711.942/393: Telegram

The Secretary of State to the Ambassador in Japan (Grew)

405. Your 686, December 18, 6 p.m., 687, December 18, 10 p.m., 691, December 19, 7 p.m., 692, December 20, 11 a.m.,5 and related telegrams.

The Department has given careful study to the telegrams under reference. The Department concurs in your view that it would not be advisable in response to the initiative taken by the Japanese Minister for Foreign Affairs to return a categorical negative which would serve to close the door to further discussions and to discourage the efforts of the Japanese Government. At the same time we are not in position to commit ourselves now to entering upon a negotiation. We are inclined to feel that the negotiation of a new treaty with the thought of holding ratification of such treaty in abeyance until the Japanese Government should have carried out certain assurances would be likely to produce more potentialities of misunderstanding and of disadvantage than would a treatyless condition. We are receiving numerous inquiries with regard to the effect which termination of the treaty will have upon relations between the United States and Japan. To these inquiries we are replying that the absence of a commercial treaty does not of itself cause an interruption in commercial relations; that in such circumstances those relations are governed [Page 194] in each country by its municipal law or practice, subject, of course, to any applicable principles of international law; that in the opinion of the Department the expiration of the treaty of 1911 with Japan will not produce of itself any changes in the general customs duties or treatment applicable to imports of Japanese goods into the United States; and that, similarily, there does not appear reason to expect that the termination of the treaty will produce of itself any marked changes in the general customs duties or treatment applicable in Japan to imports from the United States.

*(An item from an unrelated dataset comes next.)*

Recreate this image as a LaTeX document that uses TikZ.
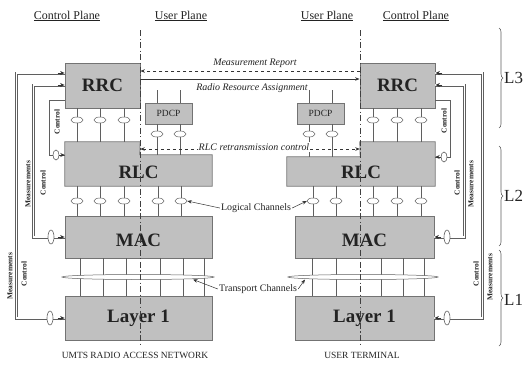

With regard to the proposal made by the Minister for Foreign Affairs that a modus vivendi be entered into, we prefer to leave our attitude toward that proposal open for the time being. We shall give the matter consideration but wish you to know that our tentative thought is that any modus vivendi which might upon further study commend itself to us under existing circumstances would have to be of a very limited scope, to relate principally to rights of establishment and not of trade, and to be of a character which would leave this Government free to impose restrictions upon trade in case developments should make such course appear necessary toward better safeguarding American interests.

The Department is hoping to be able to send you tomorrow in continuation of the above a suggested text of a statement which we feel you might helpfully make orally to the Minister for Foreign Affairs.

Hull
  1. No. 687, ante, p. 48; others not printed.